Final Analysis: So, in the end, almost half of the viewer's eyes went to the man in front but not many went to the handkerchief he was holding.
Architecture analysis: One day after experiment, analysing results. 42% of the people said they focused on the door, which was hypothesized. 16% focused on the roof. 11% of the people that were interviewed claimed they focused on the trees. 11% focused on a path leading up to the house. And finally, 21% said they focused on either the left or right windows. The younger people were the less predictable they were. People in the 8-18 range chose way different stuff than we expected.
Abstract analysis: One day after the experiment, and it was the smoothest and easiest of all the types of art. The results speak for themselves.
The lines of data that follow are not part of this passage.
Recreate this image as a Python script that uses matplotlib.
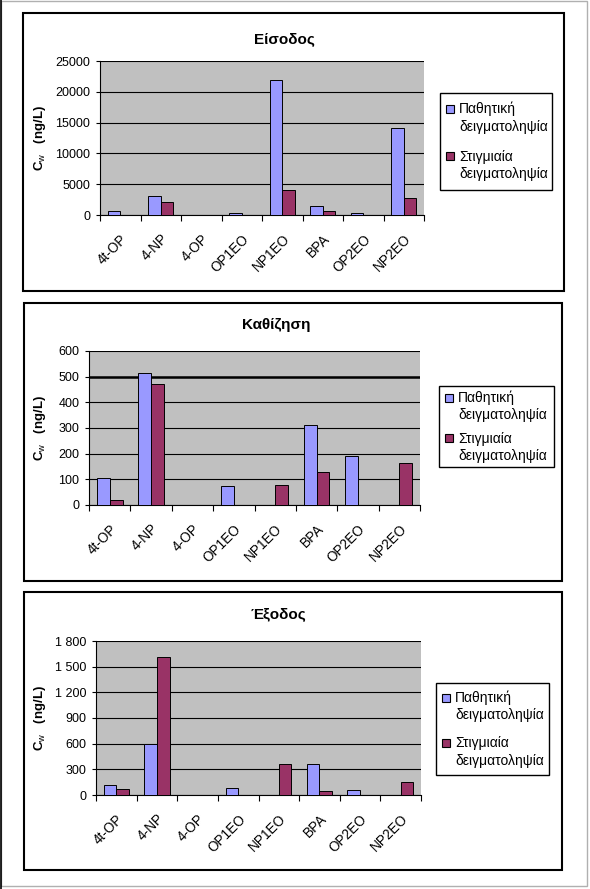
import matplotlib
matplotlib.use("Agg")
import matplotlib.pyplot as plt
import matplotlib.transforms as mtransforms
from matplotlib.patches import Rectangle
from matplotlib.lines import Line2D
from matplotlib.ticker import FixedLocator, FuncFormatter

plt.rcParams["font.family"] = ["Liberation Sans", "DejaVu Sans"]
plt.rcParams["mathtext.fontset"] = "custom"
plt.rcParams["mathtext.rm"] = "Liberation Sans"
plt.rcParams["mathtext.bf"] = "Liberation Sans:bold"

# data
categories = ["4t-OP", "4-NP", "4-OP", "OP1EO", "NP1EO", "BPA", "OP2EO", "NP2EO"]
series_names = ["Παθητική\nδειγματοληψία", "Στιγμιαία\nδειγματοληψία"]
titles = ["Είσοδος", "Καθίζηση", "Έξοδος"]

inlet_passive = [650, 3080, 0, 320, 21870, 1460, 320, 14090]
inlet_grab = [0, 2160, 0, 0, 4050, 700, 0, 2750]
settle_passive = [105, 516, 0, 74, 0, 310, 190, 0]
settle_grab = [19, 473, 0, 0, 78, 128, 0, 163]
outlet_passive = [113, 595, 0, 82, 0, 358, 54, 0]
outlet_grab = [66, 1610, 0, 0, 358, 43, 0, 148]

y_max = [25000, 600, 1800]
y_step = [5000, 100, 300]
space_thousands = [False, False, True]
bold_grid = [None, 500, None]

colors = ["#9999FF", "#993366"]

W, H = 590, 889
fig = plt.figure(figsize=(W / 100, H / 100), dpi=100)
px = mtransforms.Affine2D().scale(1 / W, -1 / H).translate(0, 1) + fig.transFigure

# layout in pixels: panel box, plot area, legend box (x0, y0, x1, y1)
panel_boxes = [(23, 13, 564, 291), (24, 303, 562, 581), (24, 592, 562, 870)]
plot_boxes = [(100, 61, 424, 215), (89, 351, 420, 505), (96, 641, 421, 795)]
legend_boxes = [(440, 93, 552, 190), (439, 386, 554, 467), (436, 683, 549, 775)]
legend_pads = [(16, 30), (12, 23), (15, 28)]
title_x = [284, 276, 278]
title_y = [39, 325, 614]

# outer frame
fig.add_artist(Rectangle((1, 1), 586, 885, transform=px, fill=False,
                         edgecolor="#b0b0b0", lw=1))
fig.add_artist(Line2D([0.8, 0.8], [0, H], transform=px, color="black", lw=1.2))

data = [(inlet_passive, inlet_grab), (settle_passive, settle_grab),
        (outlet_passive, outlet_grab)]

for i, (passive, grab) in enumerate(data):
    bx = panel_boxes[i]
    fig.add_artist(Rectangle((bx[0], bx[1]), bx[2] - bx[0], bx[3] - bx[1],
                             transform=px, fill=False, edgecolor="black", lw=1.5))

    x0, y0, x1, y1 = plot_boxes[i]
    ax = fig.add_axes([x0 / W, 1 - y1 / H, (x1 - x0) / W, (y1 - y0) / H])
    ax.set_facecolor("#C0C0C0")
    xs = list(range(len(categories)))
    w = 0.31
    ax.bar([x - w / 2 for x in xs], passive, width=w, color=colors[0],
           edgecolor="black", linewidth=0.7, zorder=3)
    ax.bar([x + w / 2 for x in xs], grab, width=w, color=colors[1],
           edgecolor="black", linewidth=0.7, zorder=3)

    ax.set_xlim(-0.5, len(categories) - 0.5)
    ax.set_ylim(0, y_max[i])
    ax.set_yticks(range(0, y_max[i] + 1, y_step[i]))
    if space_thousands[i]:
        ax.yaxis.set_major_formatter(FuncFormatter(lambda v, p: f"{v:,.0f}".replace(",", " ")))
    else:
        ax.yaxis.set_major_formatter(FuncFormatter(lambda v, p: f"{v:.0f}"))
    ax.yaxis.grid(True, color="black", lw=0.8)
    ax.set_axisbelow(True)
    if bold_grid[i] is not None:
        ax.axhline(bold_grid[i], color="black", lw=1.8, zorder=2)

    ax.set_xticks(xs)
    ax.set_xticklabels(categories, rotation=45, ha="right", va="top",
                       rotation_mode="anchor", fontsize=9.8)
    ax.xaxis.set_minor_locator(FixedLocator([x - 0.5 for x in range(len(categories) + 1)]))
    ax.tick_params(axis="x", which="major", length=0, pad=12)
    ax.tick_params(axis="x", which="minor", length=4.5, width=0.8, direction="out")
    ax.tick_params(axis="y", length=3, width=0.8, pad=4, labelsize=9)

    for s in ["top", "right"]:
        ax.spines[s].set_visible(False)
    for s in ["left", "bottom"]:
        ax.spines[s].set_color("black")
        ax.spines[s].set_linewidth(0.8)

    fig.text(title_x[i], title_y[i], titles[i], transform=px, ha="center",
             va="center", fontsize=11, fontweight="bold")
    fig.text(40, (y0 + y1) / 2, r"$\mathbf{C}_{\mathrm{w}}$   (ng/L)", transform=px,
             rotation=90, ha="center", va="center", fontsize=9.5, fontweight="bold")

    # legend drawn in pixel space
    lx0, ly0, lx1, ly1 = legend_boxes[i]
    fig.add_artist(Rectangle((lx0, ly0), lx1 - lx0, ly1 - ly0, transform=px,
                             facecolor="white", edgecolor="black", lw=1))
    pad, gap = legend_pads[i]
    line_y = ly0 + pad
    for k, name in enumerate(series_names):
        fig.add_artist(Rectangle((lx0 + 6, line_y - 4.5), 8, 8, transform=px,
                                 facecolor=colors[k], edgecolor="black", lw=0.8))
        first, second = name.split("\n")
        fig.text(lx0 + 19, line_y, first, transform=px, ha="left",
                 va="center", fontsize=10)
        fig.text(lx0 + 19, line_y + 17.5, second, transform=px, ha="left",
                 va="center", fontsize=10)
        line_y += 17.5 + gap

fig.savefig("out.png", dpi=100)
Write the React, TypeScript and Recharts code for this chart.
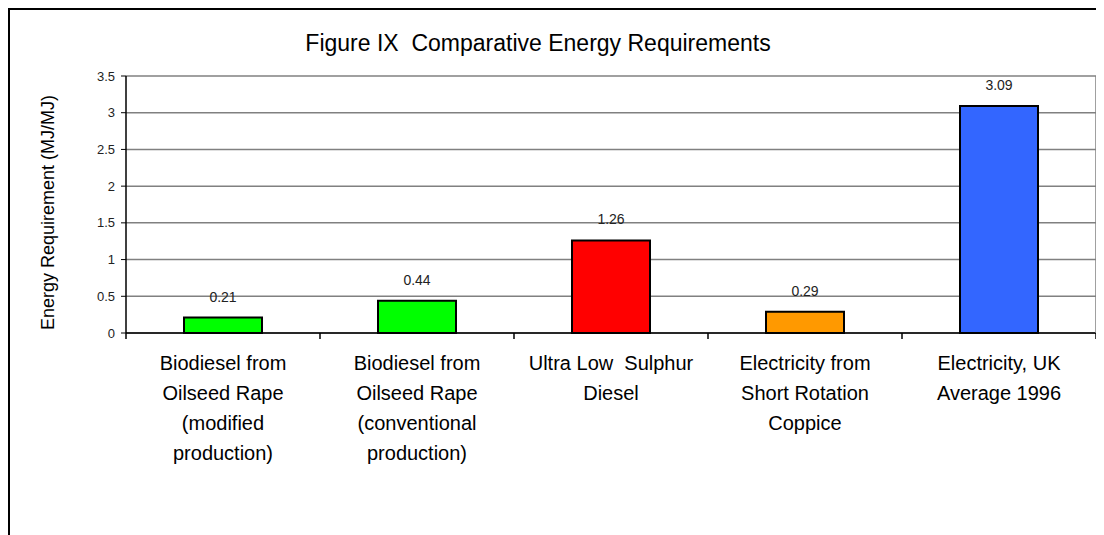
import { BarChart, Bar, Cell, XAxis, YAxis, CartesianGrid, LabelList } from 'recharts';

const CATEGORIES = [
  'Biodiesel from Oilseed Rape (modified production)',
  'Biodiesel from Oilseed Rape (conventional production)',
  'Ultra Low Sulphur Diesel',
  'Electricity from Short Rotation Coppice',
  'Electricity, UK Average 1996',
];

const TICK_LINES = [
  ['Biodiesel from', 'Oilseed Rape', '(modified', 'production)'],
  ['Biodiesel from', 'Oilseed Rape', '(conventional', 'production)'],
  ['Ultra Low  Sulphur', 'Diesel'],
  ['Electricity from', 'Short Rotation', 'Coppice'],
  ['Electricity, UK', 'Average 1996'],
];

const VALUES = [0.21, 0.44, 1.26, 0.29, 3.09];
const BAR_COLORS = ['#00FF00', '#00FF00', '#FF0000', '#FF9900', '#3366FF'];
const Y_TICKS = [0, 0.5, 1, 1.5, 2, 2.5, 3, 3.5];

const TITLE = 'Figure IX  Comparative Energy Requirements';
const Y_LABEL = 'Energy Requirement (MJ/MJ)';

const FONT = 'Arial, "Liberation Sans", sans-serif';

const data = CATEGORIES.map((name, i) => ({ name, value: VALUES[i], idx: i }));

function CategoryTick(props: any) {
  const { x, y, payload, index } = props;
  const half = payload && payload.offset ? payload.offset : 97;
  const lines = TICK_LINES[index] || [String(payload.value)];
  const last = index === CATEGORIES.length - 1;
  return (
    <g>
      <line x1={x - half} x2={x - half} y1={y} y2={y + 6} stroke="#000" strokeWidth={1.5} />
      {last && <line x1={x + half} x2={x + half} y1={y} y2={y + 6} stroke="#000" strokeWidth={1.5} />}
      {lines.map((ln: string, k: number) => (
        <text
          key={k}
          x={x}
          y={y + 37 + k * 30}
          textAnchor="middle"
          fontSize={20}
          fontFamily={FONT}
          fill="#000"
          style={{ whiteSpace: 'pre' }}
        >
          {ln}
        </text>
      ))}
    </g>
  );
}

export default function App() {
  return (
    <div style={{ position: 'relative', width: 1092, height: 527, fontFamily: FONT }}>
      <div
        style={{
          position: 'absolute',
          left: 0,
          top: 0,
          right: 0,
          bottom: 0,
          borderTop: '2px solid #000',
          borderLeft: '2px solid #000',
          pointerEvents: 'none',
        }}
      />
      <div
        style={{
          position: 'absolute',
          left: 0,
          width: 1060,
          top: 22,
          textAlign: 'center',
          fontSize: 23,
          whiteSpace: 'pre',
          color: '#000',
        }}
      >
        {TITLE}
      </div>
      <BarChart
        width={1096}
        height={527}
        data={data}
        margin={{ top: 68, right: 7, left: 0, bottom: 0 }}
      >
        <CartesianGrid vertical={false} stroke="#808080" strokeWidth={1.5} />
        <XAxis
          dataKey="name"
          height={202}
          interval={0}
          tickLine={false}
          tickSize={0}
          tickMargin={0}
          tick={<CategoryTick />}
          axisLine={{ stroke: '#000', strokeWidth: 1.5 }}
        />
        <YAxis
          width={118}
          domain={[0, 3.5]}
          ticks={Y_TICKS}
          interval={0}
          tickSize={5}
          tickMargin={6}
          tickLine={{ stroke: '#000' }}
          axisLine={{ stroke: '#000', strokeWidth: 1.5 }}
          tick={{ fill: '#222', fontSize: 13, fontFamily: FONT }}
          label={{
            value: Y_LABEL,
            angle: -90,
            position: 'insideLeft',
            offset: 40,
            dy: 8,
            style: { textAnchor: 'middle', fontSize: 18, fontFamily: FONT, fill: '#000' },
          }}
        />
        <YAxis
          yAxisId="frame"
          orientation="right"
          width={1}
          domain={[0, 3.5]}
          tick={false}
          tickLine={false}
          axisLine={{ stroke: '#808080', strokeWidth: 1.5 }}
        />
        <Bar dataKey="value" barSize={78} stroke="#000" strokeWidth={2} isAnimationActive={false}>
          {data.map((d) => (
            <Cell key={d.idx} fill={BAR_COLORS[d.idx]} />
          ))}
          <LabelList
            dataKey="value"
            position="top"
            offset={16}
            fontSize={14}
            fontFamily={FONT}
            fill="#222"
          />
        </Bar>
      </BarChart>
    </div>
  );
}
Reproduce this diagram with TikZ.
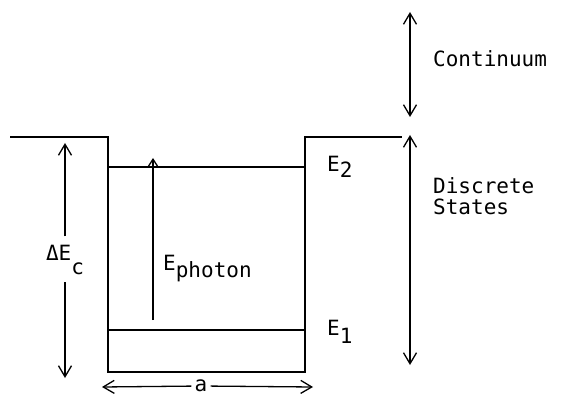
\documentclass[tikz,border=0pt]{standalone}
\usepackage{fontspec}
\setmonofont{DejaVu Sans Mono}
\usetikzlibrary{arrows.meta}

\begin{document}
\begin{tikzpicture}[
            x = 1pt,
            y = -1pt,
            well/.style = {line width = 1.7pt},
            dbl/.style = {line width = 1.3pt, {Straight Barb[length=11pt, width=13pt]}-{Straight Barb[length=11pt, width=13pt]}},
            sgl/.style = {line width = 1.3pt, -{Straight Barb[length=11pt, width=13pt]}},
            small/.style = {line width = 1.3pt, -{Straight Barb[length=7pt, width=9pt]}},
            lbl/.style = {font = \ttfamily\fontsize{21}{21}\selectfont, inner sep = 0pt}
            ]
            \useasboundingbox (0,0) rectangle (573,398);
            % well and levels
            \draw[well] (10,137) -- (108,137) -- (108,372) -- (305,372) -- (305,137) -- (402,137);
            \draw[well] (108,167) -- (305,167);
            \draw[well] (108,330) -- (305,330);

            \node[lbl, anchor=base west] (e2) at (327,172) {E\raisebox{-6pt}{2}};
            \node[lbl, anchor=base west] (e1) at (327,335) {E\raisebox{-8pt}{1}};

            % photon
            \coordinate (phbot) at (153,320);
            \coordinate (phtop) at (153,158);
            \draw[small] (phbot) -- (phtop);
            \node[lbl, anchor=base west] (eph) at (163,270) {E\raisebox{-7pt}{photon}};

            % band offset
            \node[lbl, anchor=base, inner ysep=8pt] (dec) at (65,260) {ΔE\raisebox{-14pt}{c}};
            \coordinate (dectop) at (65,143);
            \coordinate (decbot) at (65,378);
            \draw[sgl] (dec) -- (dectop);
            \draw[sgl] (dec) -- (decbot);

            % well width
            \node[lbl, inner xsep=3pt] (a) at (201,386) {a};
            \coordinate (al) at (102,387);
            \coordinate (ar) at (313,387);
            \draw[sgl] (a) -- (al);
            \draw[sgl] (a) -- (ar);

            % continuum and discrete states
            \coordinate (ctop) at (410,12);
            \coordinate (cbot) at (410,117);
            \draw[dbl] (ctop) -- (cbot);
            \node[lbl, anchor=base west] (cont) at (433,67) {Continuum};

            \coordinate (dtop) at (410,135);
            \coordinate (dbot) at (410,365);
            \draw[dbl] (dtop) -- (dbot);
            \node[lbl, anchor=west, align=left] (disc) at (433,196) {Discrete\\States};
        \end{tikzpicture}
\end{document}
(About) 68% of people saw the face or circle thing, which lines up perfectly with our hypothesis. That means 13 out of 19 peopled saw the face.
(About) 16% of people saw the tenticles
witth the remaining 16% seeing the coloured body
Notice: These people focused on these parts of the drawing, but that does not mean they didn't look at or notice any other parts of the picture.
Conclusion: For realism, just below 50% focused on the man's face, which was one of our predictions and in architecture, 42% focused on the door. And in abstract 69% focused on the "face" in the middle. So over all, what we have learned in these forms of art and applied to our own is collectively effective, and we were able to persuade a large percentage of our participants into focusing on what we predicted they would see.
These studies apply to real life in many different situations, whether you're making art, admiring it or just noticing it as you walk by, stop and notice the movement of your eyes across the work. The more you stop to notice, the more you can understand and appreciate art. Look at a building, that's architecture. Look for curves, or sharp points or patterns. Apply everything you have learned in this presentation and you will get a better and more in-depth outlook on life.
Sources Of Error
1) Since this is on paper the human eyes will look first in the top left, then in the middle, that may vary the responses.
2) People may say that they look in one spot but it may be different than hypothesised. It's just a guess.
3) It is sometimes hard to contact each other over computers or phones.
4) We will have to social distance from the participants.
I acknowledge the participants for signing up to view the art and provide valuable feedback.
I acknowledge my parents for helping me through certain parts of the project.
I acknowledge my partner for helping with the research, writing and testing of the project.